Grace (DOG EAR)

Grace (DOG EAR)

I‘m writing this on the heels of last week’s blog HERE, the one dealing with depression. It’s not better. Just came in from a walk to find my sister telling everyone how I’m anti-social. No, I’m depressed. And that’s what’s making me anti-social, Doc. But that’s okay. Because I just saw something.

I needed to get out of the house with its constant Apple talk and distractions. We’re way up here in the North Carolina nowheres, miles from anything, surrounded by deep mountains and gauche McMansions. Clouds were rolling over the ridgelines. Rain was coming in sheets. Didn’t matter. It was time for a walk.

Started hiking out under a bright blue umbrella and instantly felt better. Without a group, there were no panting stops or chitchat. I did my usual mile and then carried it upwards to the higher golf course loop, the rain pattering off the umbrella, the wind stirring the trees, the stillness broken only by the occasionally rushing FUV. Just a balming peace.

Was on the long downslope for home, trading in all that hardwon potential energy into kinetic when I saw her.
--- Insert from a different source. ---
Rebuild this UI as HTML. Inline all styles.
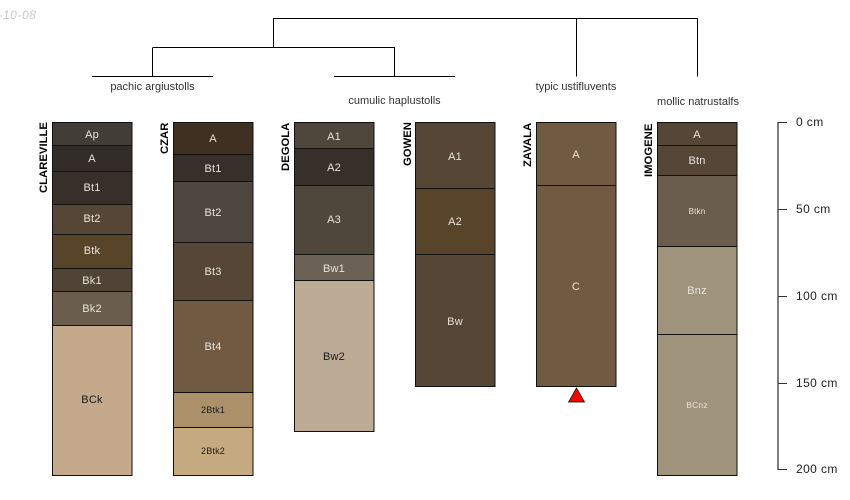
<!DOCTYPE html>
<html><head><meta charset="utf-8"><style>
html,body{margin:0;padding:0;background:#fff}
svg{display:block}
text{font-family:"Liberation Sans",sans-serif}
.h{font-size:11px;text-anchor:middle;letter-spacing:.2px}
.l{fill:#e8e4dc}.d{fill:#1a1a1a}
.n{font-size:11.300px;font-weight:bold;fill:#000;text-anchor:start}
.t{font-size:11px;fill:#333;text-anchor:middle}
.c{font-size:12px;fill:#222;letter-spacing:.4px}
rect{stroke:#111;stroke-width:1}
</style></head><body>
<svg width="850" height="500" viewBox="0 0 850 500">
<text x="-30.800" y="19" font-size="12" font-style="italic" fill="#c8c8c8" letter-spacing=".6">2017-10-08</text>
<g fill="none" stroke="#000" stroke-width="1">
<path d="M273.500 47V18.500H697.500V76.500M576.500 18.500V76.500M153 47.500H394.500V76M152.500 47.500V76M92 76.500H213M334 76.500H455"/>
</g>
<text class="t" x="152.500" y="90">pachic argiustolls</text>
<text class="t" x="394.500" y="104">cumulic haplustolls</text>
<text class="t" x="576" y="90">typic ustifluvents</text>
<text class="t" x="698" y="105">mollic natrustalfs</text>

<g>
<rect x="52.500" y="122.500" width="79.500" height="23" fill="#433d37"/>
<rect x="52.500" y="145.500" width="79.500" height="26" fill="#332d29"/>
<rect x="52.500" y="171.500" width="79.500" height="33" fill="#362f2a"/>
<rect x="52.500" y="204.500" width="79.500" height="30" fill="#554636"/>
<rect x="52.500" y="234.500" width="79.500" height="34" fill="#584529"/>
<rect x="52.500" y="268.500" width="79.500" height="23" fill="#4f4435"/>
<rect x="52.500" y="291.500" width="79.500" height="34" fill="#6b5d4c"/>
<rect x="52.500" y="325.500" width="79.500" height="150" fill="#c4aa8b" stroke="#5a5040"/>

<rect x="173.500" y="122.500" width="79.500" height="32" fill="#3f3021"/>
<rect x="173.500" y="154.500" width="79.500" height="27" fill="#362f2a"/>
<rect x="173.500" y="181.500" width="79.500" height="61" fill="#4c463e"/>
<rect x="173.500" y="242.500" width="79.500" height="58" fill="#554636"/>
<rect x="173.500" y="300.500" width="79.500" height="92" fill="#705a41"/>
<rect x="173.500" y="392.500" width="79.500" height="35" fill="#ab916a"/>
<rect x="173.500" y="427.500" width="79.500" height="48" fill="#c7ab80" stroke="#5a5040"/>

<rect x="294.500" y="122.500" width="79.500" height="26" fill="#4f463c"/>
<rect x="294.500" y="148.500" width="79.500" height="37" fill="#362f2a"/>
<rect x="294.500" y="185.500" width="79.500" height="69" fill="#4f463c"/>
<rect x="294.500" y="254.500" width="79.500" height="26" fill="#6b6154"/>
<rect x="294.500" y="280.500" width="79.500" height="151" fill="#bcab95" stroke="#5a5040"/>

<rect x="415.500" y="122.500" width="79.500" height="66" fill="#554636"/>
<rect x="415.500" y="188.500" width="79.500" height="66" fill="#584529"/>
<rect x="415.500" y="254.500" width="79.500" height="132" fill="#554636"/>

<rect x="536.500" y="122.500" width="79.500" height="63" fill="#705a41"/>
<rect x="536.500" y="185.500" width="79.500" height="201" fill="#705a41"/>

<rect x="657.500" y="122.500" width="79.500" height="23" fill="#554636"/>
<rect x="657.500" y="145.500" width="79.500" height="30" fill="#554636"/>
<rect x="657.500" y="175.500" width="79.500" height="71" fill="#6b5d4c"/>
<rect x="657.500" y="246.500" width="79.500" height="88" fill="#9f937b"/>
<rect x="657.500" y="334.500" width="79.500" height="141" fill="#9f937b" stroke="#333"/>
</g>
<path d="M568.500 402L576.500 388L584.500 402Z" fill="#f00" stroke="#000" stroke-width=".7"/>

<text class="h l" x="92" y="138">Ap</text>
<text class="h l" x="92" y="162">A</text>
<text class="h l" x="92" y="191">Bt1</text>
<text class="h l" x="92" y="222">Bt2</text>
<text class="h l" x="92" y="254">Btk</text>
<text class="h l" x="92" y="284">Bk1</text>
<text class="h l" x="92" y="312">Bk2</text>
<text class="h d" x="92" y="403">BCk</text>

<text class="h l" x="213" y="142">A</text>
<text class="h l" x="213" y="172">Bt1</text>
<text class="h l" x="213" y="216">Bt2</text>
<text class="h l" x="213" y="275">Bt3</text>
<text class="h l" x="213" y="350">Bt4</text>
<text class="h d" x="213" y="413" style="font-size:9px">2Btk1</text>
<text class="h d" x="213" y="454" style="font-size:9px">2Btk2</text>

<text class="h l" x="334" y="140">A1</text>
<text class="h l" x="334" y="171">A2</text>
<text class="h l" x="334" y="223">A3</text>
<text class="h l" x="334" y="272">Bw1</text>
<text class="h d" x="334" y="360">Bw2</text>

<text class="h l" x="455" y="160">A1</text>
<text class="h l" x="455" y="225">A2</text>
<text class="h l" x="455" y="325">Bw</text>

<text class="h l" x="576" y="158">A</text>
<text class="h l" x="576" y="290">C</text>

<text class="h l" x="697" y="138">A</text>
<text class="h l" x="697" y="164">Btn</text>
<text class="h l" x="697" y="214" style="font-size:8px">Btkn</text>
<text class="h l" x="697" y="294">Bnz</text>
<text class="h l" x="697" y="408" style="font-size:8.500px">BCnz</text>

<text class="n" transform="translate(47 193) rotate(-90)">CLAREVILLE</text>
<text class="n" transform="translate(168 154) rotate(-90)">CZAR</text>
<text class="n" transform="translate(289 171) rotate(-90)">DEGOLA</text>
<text class="n" transform="translate(411 166) rotate(-90)">GOWEN</text>
<text class="n" transform="translate(531 167) rotate(-90)">ZAVALA</text>
<text class="n" transform="translate(652 177) rotate(-90)">IMOGENE</text>

<path d="M778 122V470" stroke="#808080" stroke-width="2" fill="none"/>
<path d="M778 122.500H787M778 209.500H787M778 296.500H787M778 383.500H787M778 469.500H787" stroke="#333" stroke-width="1" fill="none"/>
<text class="c" x="796" y="126">0 cm</text>
<text class="c" x="796" y="213">50 cm</text>
<text class="c" x="796" y="300">100 cm</text>
<text class="c" x="796" y="387">150 cm</text>
<text class="c" x="796" y="473">200 cm</text>
</svg>
</body></html>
A doe, standing by the roadside opposite only 100 feet further. I stopped. She stopped, looking up from the grasses she was picking through, ears and watery eyes rotating around to appraise me. I stood silent and still, watching. Then, carefully, I stepped back a dozen feet or so and hunched down, my umbrella folded and placed on the glistening asphalt, as un-gunlike as possible. And I just sat and watched.

She stepped out onto the road like a fearful ballerina, watching me but taking all her surroundings in, scanning, watchful, so very, very careful. A third of the way across, now astride the line, her reflection playing across the gleaming road like a lake.

I was struck with the absolute clarity of the moment, the writer’s attention to beauty and detail. I watched the smooth play of the muscles across her flanks, the faint click of her hooves on the road, the pure and rapturous purity of the moment. No hunter’s eagerness. No suburban’s desire to pet and interact. No, I just hunched and watched and her beauty come into me, a moment of absolute peace.

I just ran beauty through my thesaurus and found no equal to the experiance. It just was what it was, more perfect that cars, politics, television shows, relations, conversations, a story, a thought. It just was. But soon enough, another FUV was descending the hills behind me, its low-gear growl breaching the shielding pines. She gave me a last slow look and with easy deliberance stepped across the gravel runoff, sliding into the wet foliage and instantly gone.

And I stood, reflecting as the car buffeted past, thinking of that moment. If depression is the curse of writers, seeing beauty in its fleeting moments is its grace.

I’m not cured. It isn’t that easy. But that really helped.